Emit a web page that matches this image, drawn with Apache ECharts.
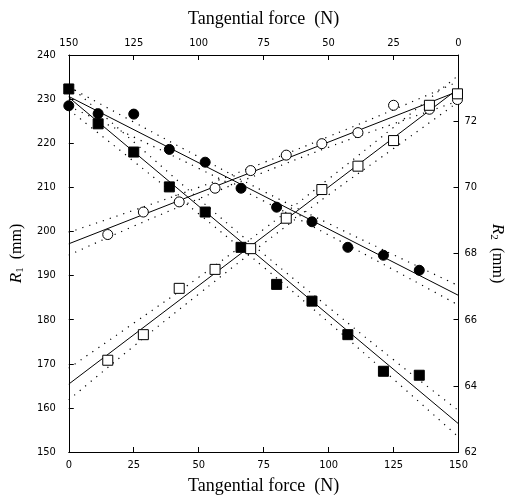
<!DOCTYPE html>
<html><head><meta charset="utf-8">
<script src="https://cdn.jsdelivr.net/npm/echarts@6/dist/echarts.min.js"></script>
<style>html,body{margin:0;padding:0;background:#fff}#c{width:514px;height:500px}</style>
</head><body><div id="c"></div>
<script>
// Data (tangential force in N, radius in mm on left axis scale)
const forceSolid = [0, 11.3, 25, 38.7, 52.5, 66.3, 80, 93.6, 107.4, 121.1, 134.9];
const filledSquares = [232.3, 224.4, 218.0, 210.1, 204.4, 196.4, 188.0, 184.2, 176.6, 168.3, 167.4];
const filledCircles = [228.5, 226.7, 226.6, 218.6, 215.7, 209.8, 205.5, 202.2, 196.4, 194.6, 191.2];
const forceOpen = [15, 28.7, 42.5, 56.3, 70, 83.7, 97.4, 111.3, 125, 138.8, 149.6];
const openCircles = [199.3, 204.4, 206.7, 209.8, 213.8, 217.3, 219.9, 222.4, 228.6, 227.7, 229.9];
const openSquares = [170.8, 176.6, 187.1, 191.4, 196.1, 203.0, 209.5, 214.8, 220.6, 228.6, 231.2];

// Regression line end points
const lineX = [0, 150];
const fitFilledSq = [230.4, 156.4];
const fitFilledCi = [230.6, 185.5];
const fitOpenCi = [197.2, 231.8];
const fitOpenSq = [165.4, 232.4];

// Confidence bands
const bandX = [0, 25, 50, 75, 100, 125, 150];
const bandFilledSqUp = [233.2, 220.3, 207.4, 194.9, 182.8, 170.9, 159.4];
const bandFilledSqLo = [227.6, 215.9, 204.0, 191.9, 179.4, 166.5, 153.4];
const bandFilledCiUp = [232.8, 224.8, 216.9, 209.1, 201.8, 194.7, 187.7];
const bandFilledCiLo = [228.4, 221.4, 214.3, 206.9, 199.2, 191.3, 183.3];
const bandOpenCiUp = [199.8, 204.8, 210.0, 215.6, 221.5, 227.6, 234.0];
const bandOpenCiLo = [194.6, 201.2, 207.4, 213.4, 219.1, 224.4, 229.6];
const bandOpenSqUp = [169.0, 179.2, 189.6, 200.5, 211.9, 223.6, 235.4];
const bandOpenSqLo = [161.8, 174.0, 185.8, 197.3, 208.3, 218.8, 229.4];

const zip = (xs, ys) => xs.map((x, i) => [x, ys[i]]);
const tickFont = {color: '#000', fontSize: 11, fontFamily: '"Liberation Sans Narrow","DejaVu Sans Condensed","Liberation Sans",sans-serif'};
const titleFont = {color: '#000', fontSize: 18, fontFamily: '"Liberation Serif","DejaVu Serif",serif'};
const axLine = {show: true, lineStyle: {color: '#000', width: 1}};
const axTick = {show: true, inside: true, length: 5, lineStyle: {color: '#000'}};

const fitLine = (ys) => ({type: 'line', data: zip(lineX, ys), symbol: 'none', silent: true,
  lineStyle: {color: '#000', width: 1}, z: 2});
const band = (ys) => ({type: 'line', data: zip(bandX, ys), symbol: 'none', smooth: true, silent: true,
  lineStyle: {color: '#000', width: 1.2, type: [1.2, 6]}, z: 1});
const pts = (xs, ys, sym, size, filled) => ({type: 'scatter', data: zip(xs, ys), symbol: sym, symbolSize: size,
  itemStyle: {color: filled ? '#000' : '#fff', borderColor: '#000', borderWidth: 1, opacity: 1}, z: 5});

const rich = {
  i: {fontStyle: 'italic', fontSize: 17, fontFamily: '"Liberation Serif",serif', color: '#000'},
  s: {fontSize: 11, fontFamily: '"Liberation Serif",serif', color: '#000', verticalAlign: 'bottom', padding: [8, 0, 0, 0]},
  t: {fontSize: 16, fontFamily: '"Liberation Serif",serif', color: '#000'}
};

const chart = echarts.init(document.getElementById('c'));
chart.setOption({
  animation: false,
  backgroundColor: '#fff',
  grid: {left: 63, right: 43, top: 55, bottom: 42},
  xAxis: [
    {type: 'value', min: 0, max: 150, interval: 25, position: 'bottom',
      name: 'Tangential force  (N)', nameLocation: 'middle', nameGap: 25, nameTextStyle: titleFont,
      axisLine: axLine, axisTick: axTick, splitLine: {show: false},
      axisLabel: Object.assign({margin: 8}, tickFont)},
    {type: 'value', min: 0, max: 150, interval: 25, position: 'top', inverse: true,
      name: 'Tangential force  (N)', nameLocation: 'middle', nameGap: 27, nameTextStyle: titleFont,
      axisLine: axLine, axisTick: axTick, splitLine: {show: false},
      axisLabel: Object.assign({margin: 6}, tickFont)}
  ],
  yAxis: [
    {type: 'value', min: 150, max: 240, interval: 10, position: 'left',
      name: '{i|R}{s|1}{t|  (mm)}', nameLocation: 'middle', nameGap: 32, nameRotate: 90,
      nameTextStyle: {rich: rich},
      axisLine: axLine, axisTick: axTick, splitLine: {show: false},
      axisLabel: Object.assign({margin: 13}, tickFont)},
    {type: 'value', min: 62, max: 74, interval: 2, position: 'right',
      name: '{i|R}{s|2}{t|  (mm)}', nameLocation: 'middle', nameGap: 28, nameRotate: -90,
      nameTextStyle: {rich: rich},
      axisLine: axLine, axisTick: axTick, splitLine: {show: false},
      axisLabel: Object.assign({margin: 6, formatter: v => (v >= 74 ? '' : String(v))}, tickFont)}
  ],
  series: [
    band(bandFilledSqUp), band(bandFilledSqLo),
    band(bandFilledCiUp), band(bandFilledCiLo),
    band(bandOpenCiUp), band(bandOpenCiLo),
    band(bandOpenSqUp), band(bandOpenSqLo),
    fitLine(fitFilledSq), fitLine(fitFilledCi), fitLine(fitOpenCi), fitLine(fitOpenSq),
    pts(forceSolid, filledSquares, 'rect', 10, true),
    pts(forceSolid, filledCircles, 'circle', 10, true),
    pts(forceOpen, openCircles, 'circle', 10, false),
    pts(forceOpen, openSquares, 'rect', 10, false)
  ]
});
</script></body></html>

---*---

## [EXERCISE DETAILS]
Exactly as they appear, print the lines of the listing above from its first line through the line that contains "208.3, 218.8, 229.4];", minus the pictures.

## [WRITTEN ANSWER]
Emit a web page that matches this image, drawn with Apache ECharts.
<!DOCTYPE html>
<html><head><meta charset="utf-8">
<script src="https://cdn.jsdelivr.net/npm/echarts@6/dist/echarts.min.js"></script>
<style>html,body{margin:0;padding:0;background:#fff}#c{width:514px;height:500px}</style>
</head><body><div id="c"></div>
<script>
// Data (tangential force in N, radius in mm on left axis scale)
const forceSolid = [0, 11.3, 25, 38.7, 52.5, 66.3, 80, 93.6, 107.4, 121.1, 134.9];
const filledSquares = [232.3, 224.4, 218.0, 210.1, 204.4, 196.4, 188.0, 184.2, 176.6, 168.3, 167.4];
const filledCircles = [228.5, 226.7, 226.6, 218.6, 215.7, 209.8, 205.5, 202.2, 196.4, 194.6, 191.2];
const forceOpen = [15, 28.7, 42.5, 56.3, 70, 83.7, 97.4, 111.3, 125, 138.8, 149.6];
const openCircles = [199.3, 204.4, 206.7, 209.8, 213.8, 217.3, 219.9, 222.4, 228.6, 227.7, 229.9];
const openSquares = [170.8, 176.6, 187.1, 191.4, 196.1, 203.0, 209.5, 214.8, 220.6, 228.6, 231.2];

// Regression line end points
const lineX = [0, 150];
const fitFilledSq = [230.4, 156.4];
const fitFilledCi = [230.6, 185.5];
const fitOpenCi = [197.2, 231.8];
const fitOpenSq = [165.4, 232.4];

// Confidence bands
const bandX = [0, 25, 50, 75, 100, 125, 150];
const bandFilledSqUp = [233.2, 220.3, 207.4, 194.9, 182.8, 170.9, 159.4];
const bandFilledSqLo = [227.6, 215.9, 204.0, 191.9, 179.4, 166.5, 153.4];
const bandFilledCiUp = [232.8, 224.8, 216.9, 209.1, 201.8, 194.7, 187.7];
const bandFilledCiLo = [228.4, 221.4, 214.3, 206.9, 199.2, 191.3, 183.3];
const bandOpenCiUp = [199.8, 204.8, 210.0, 215.6, 221.5, 227.6, 234.0];
const bandOpenCiLo = [194.6, 201.2, 207.4, 213.4, 219.1, 224.4, 229.6];
const bandOpenSqUp = [169.0, 179.2, 189.6, 200.5, 211.9, 223.6, 235.4];
const bandOpenSqLo = [161.8, 174.0, 185.8, 197.3, 208.3, 218.8, 229.4];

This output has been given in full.